What is required: Both the line containing "Recreate this image" and the line containing "(0,0) rectangle (685,338);" belong in the answer, along with every line between them; print exactly those.

# START OF Input records

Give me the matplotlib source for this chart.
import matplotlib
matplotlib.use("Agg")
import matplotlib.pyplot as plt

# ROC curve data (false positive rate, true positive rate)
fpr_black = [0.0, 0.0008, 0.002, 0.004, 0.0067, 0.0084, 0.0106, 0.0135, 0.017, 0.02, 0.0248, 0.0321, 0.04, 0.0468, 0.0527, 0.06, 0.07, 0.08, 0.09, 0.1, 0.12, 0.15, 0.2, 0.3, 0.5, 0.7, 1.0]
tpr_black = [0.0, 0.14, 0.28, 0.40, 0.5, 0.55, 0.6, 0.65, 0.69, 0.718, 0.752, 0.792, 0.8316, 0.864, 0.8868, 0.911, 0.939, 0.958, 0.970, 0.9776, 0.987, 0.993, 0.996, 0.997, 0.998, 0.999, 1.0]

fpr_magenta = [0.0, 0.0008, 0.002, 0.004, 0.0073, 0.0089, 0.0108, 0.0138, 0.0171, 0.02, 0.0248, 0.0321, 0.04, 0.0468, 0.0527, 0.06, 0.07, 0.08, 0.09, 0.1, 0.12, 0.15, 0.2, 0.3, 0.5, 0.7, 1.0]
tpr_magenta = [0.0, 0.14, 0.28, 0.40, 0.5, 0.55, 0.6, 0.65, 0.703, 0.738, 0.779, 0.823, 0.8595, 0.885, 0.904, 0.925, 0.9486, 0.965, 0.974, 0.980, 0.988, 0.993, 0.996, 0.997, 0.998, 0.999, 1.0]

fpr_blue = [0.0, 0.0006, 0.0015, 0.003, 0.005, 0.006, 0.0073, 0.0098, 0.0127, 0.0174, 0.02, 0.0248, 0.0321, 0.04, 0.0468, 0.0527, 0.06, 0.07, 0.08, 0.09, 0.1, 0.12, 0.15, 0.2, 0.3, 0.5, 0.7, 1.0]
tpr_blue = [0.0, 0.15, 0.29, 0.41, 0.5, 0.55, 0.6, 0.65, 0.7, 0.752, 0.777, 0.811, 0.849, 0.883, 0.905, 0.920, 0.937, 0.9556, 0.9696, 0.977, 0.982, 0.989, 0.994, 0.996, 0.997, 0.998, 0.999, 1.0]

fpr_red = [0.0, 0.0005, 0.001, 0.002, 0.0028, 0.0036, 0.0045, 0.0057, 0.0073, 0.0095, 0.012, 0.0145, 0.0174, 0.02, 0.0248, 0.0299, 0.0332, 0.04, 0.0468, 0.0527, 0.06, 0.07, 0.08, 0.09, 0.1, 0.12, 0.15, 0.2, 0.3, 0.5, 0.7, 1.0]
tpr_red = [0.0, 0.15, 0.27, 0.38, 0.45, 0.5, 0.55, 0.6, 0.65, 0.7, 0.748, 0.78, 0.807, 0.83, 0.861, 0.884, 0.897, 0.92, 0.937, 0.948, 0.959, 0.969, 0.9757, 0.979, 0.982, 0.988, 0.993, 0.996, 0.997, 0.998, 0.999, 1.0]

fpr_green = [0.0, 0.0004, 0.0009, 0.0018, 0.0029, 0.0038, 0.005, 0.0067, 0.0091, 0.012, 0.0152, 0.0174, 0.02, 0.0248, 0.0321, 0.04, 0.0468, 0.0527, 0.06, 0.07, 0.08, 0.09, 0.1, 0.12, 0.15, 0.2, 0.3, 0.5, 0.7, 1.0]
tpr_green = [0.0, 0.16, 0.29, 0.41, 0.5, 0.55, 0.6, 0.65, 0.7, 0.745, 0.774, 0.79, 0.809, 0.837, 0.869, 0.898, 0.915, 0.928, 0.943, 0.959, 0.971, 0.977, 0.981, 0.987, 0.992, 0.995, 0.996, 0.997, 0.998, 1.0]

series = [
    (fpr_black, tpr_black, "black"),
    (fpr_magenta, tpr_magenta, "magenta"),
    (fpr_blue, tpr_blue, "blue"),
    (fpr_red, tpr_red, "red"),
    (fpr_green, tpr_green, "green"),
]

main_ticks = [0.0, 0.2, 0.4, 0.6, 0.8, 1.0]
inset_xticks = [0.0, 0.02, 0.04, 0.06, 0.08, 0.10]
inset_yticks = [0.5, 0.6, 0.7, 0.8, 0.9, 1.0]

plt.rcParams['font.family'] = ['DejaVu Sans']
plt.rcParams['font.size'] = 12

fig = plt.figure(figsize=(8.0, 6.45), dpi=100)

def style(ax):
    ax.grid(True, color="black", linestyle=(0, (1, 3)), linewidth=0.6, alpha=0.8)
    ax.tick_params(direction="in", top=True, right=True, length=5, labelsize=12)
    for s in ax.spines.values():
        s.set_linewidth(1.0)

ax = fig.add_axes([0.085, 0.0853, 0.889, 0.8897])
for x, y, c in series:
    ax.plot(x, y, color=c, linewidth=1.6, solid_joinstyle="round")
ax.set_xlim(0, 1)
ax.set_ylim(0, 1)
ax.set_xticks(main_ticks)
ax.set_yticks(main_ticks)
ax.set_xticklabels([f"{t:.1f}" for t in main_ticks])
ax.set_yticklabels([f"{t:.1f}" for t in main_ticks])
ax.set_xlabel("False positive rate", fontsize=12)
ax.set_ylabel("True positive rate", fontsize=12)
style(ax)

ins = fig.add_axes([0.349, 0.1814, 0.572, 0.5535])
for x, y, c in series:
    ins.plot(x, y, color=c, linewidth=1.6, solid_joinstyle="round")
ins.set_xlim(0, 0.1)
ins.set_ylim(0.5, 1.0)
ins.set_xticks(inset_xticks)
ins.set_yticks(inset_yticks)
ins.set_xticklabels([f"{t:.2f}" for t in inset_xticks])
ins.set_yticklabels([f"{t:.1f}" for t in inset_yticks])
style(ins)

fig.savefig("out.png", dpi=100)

# END OF Input records
# START OF Input records

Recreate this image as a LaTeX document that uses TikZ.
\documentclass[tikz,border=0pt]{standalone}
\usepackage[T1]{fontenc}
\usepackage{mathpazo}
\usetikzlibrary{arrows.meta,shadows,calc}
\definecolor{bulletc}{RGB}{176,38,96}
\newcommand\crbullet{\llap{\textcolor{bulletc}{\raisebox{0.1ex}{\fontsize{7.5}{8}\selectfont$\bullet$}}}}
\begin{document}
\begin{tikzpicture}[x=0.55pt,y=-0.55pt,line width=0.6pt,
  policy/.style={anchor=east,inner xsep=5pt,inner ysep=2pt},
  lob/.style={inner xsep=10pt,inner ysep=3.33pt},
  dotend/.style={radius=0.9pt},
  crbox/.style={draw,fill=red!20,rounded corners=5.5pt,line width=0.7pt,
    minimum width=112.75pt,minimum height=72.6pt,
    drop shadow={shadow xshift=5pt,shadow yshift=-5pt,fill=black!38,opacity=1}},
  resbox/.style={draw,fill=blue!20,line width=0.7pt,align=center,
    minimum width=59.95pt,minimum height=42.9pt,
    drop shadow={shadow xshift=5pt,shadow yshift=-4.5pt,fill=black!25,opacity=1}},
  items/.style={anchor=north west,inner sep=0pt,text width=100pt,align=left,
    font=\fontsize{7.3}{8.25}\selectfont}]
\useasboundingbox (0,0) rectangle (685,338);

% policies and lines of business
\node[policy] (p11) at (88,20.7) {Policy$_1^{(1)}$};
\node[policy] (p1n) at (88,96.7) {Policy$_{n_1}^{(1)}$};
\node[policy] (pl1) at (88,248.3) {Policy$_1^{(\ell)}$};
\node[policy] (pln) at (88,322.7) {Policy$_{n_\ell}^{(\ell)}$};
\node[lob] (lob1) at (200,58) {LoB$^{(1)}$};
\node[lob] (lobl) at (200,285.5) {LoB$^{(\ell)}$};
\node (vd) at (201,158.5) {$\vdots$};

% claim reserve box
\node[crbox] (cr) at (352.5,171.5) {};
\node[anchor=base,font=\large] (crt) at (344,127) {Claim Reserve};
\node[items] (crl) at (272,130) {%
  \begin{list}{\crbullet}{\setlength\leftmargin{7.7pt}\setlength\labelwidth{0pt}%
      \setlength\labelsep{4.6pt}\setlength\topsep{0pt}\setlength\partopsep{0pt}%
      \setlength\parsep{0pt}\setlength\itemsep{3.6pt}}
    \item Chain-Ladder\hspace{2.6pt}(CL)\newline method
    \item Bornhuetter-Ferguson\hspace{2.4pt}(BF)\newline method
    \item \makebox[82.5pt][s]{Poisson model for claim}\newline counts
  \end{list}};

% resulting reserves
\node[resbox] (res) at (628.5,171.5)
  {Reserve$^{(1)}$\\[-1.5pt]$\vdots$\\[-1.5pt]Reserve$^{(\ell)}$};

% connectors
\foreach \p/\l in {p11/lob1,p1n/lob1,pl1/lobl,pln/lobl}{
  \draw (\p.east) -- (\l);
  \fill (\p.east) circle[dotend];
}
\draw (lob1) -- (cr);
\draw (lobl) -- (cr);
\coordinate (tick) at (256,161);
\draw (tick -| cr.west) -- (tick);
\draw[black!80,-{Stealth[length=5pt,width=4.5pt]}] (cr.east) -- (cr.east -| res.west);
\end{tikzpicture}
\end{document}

# END OF Input records

Task result:
Recreate this image as a LaTeX document that uses TikZ.
\documentclass[tikz,border=0pt]{standalone}
\usepackage[T1]{fontenc}
\usepackage{mathpazo}
\usetikzlibrary{arrows.meta,shadows,calc}
\definecolor{bulletc}{RGB}{176,38,96}
\newcommand\crbullet{\llap{\textcolor{bulletc}{\raisebox{0.1ex}{\fontsize{7.5}{8}\selectfont$\bullet$}}}}
\begin{document}
\begin{tikzpicture}[x=0.55pt,y=-0.55pt,line width=0.6pt,
  policy/.style={anchor=east,inner xsep=5pt,inner ysep=2pt},
  lob/.style={inner xsep=10pt,inner ysep=3.33pt},
  dotend/.style={radius=0.9pt},
  crbox/.style={draw,fill=red!20,rounded corners=5.5pt,line width=0.7pt,
    minimum width=112.75pt,minimum height=72.6pt,
    drop shadow={shadow xshift=5pt,shadow yshift=-5pt,fill=black!38,opacity=1}},
  resbox/.style={draw,fill=blue!20,line width=0.7pt,align=center,
    minimum width=59.95pt,minimum height=42.9pt,
    drop shadow={shadow xshift=5pt,shadow yshift=-4.5pt,fill=black!25,opacity=1}},
  items/.style={anchor=north west,inner sep=0pt,text width=100pt,align=left,
    font=\fontsize{7.3}{8.25}\selectfont}]
\useasboundingbox (0,0) rectangle (685,338);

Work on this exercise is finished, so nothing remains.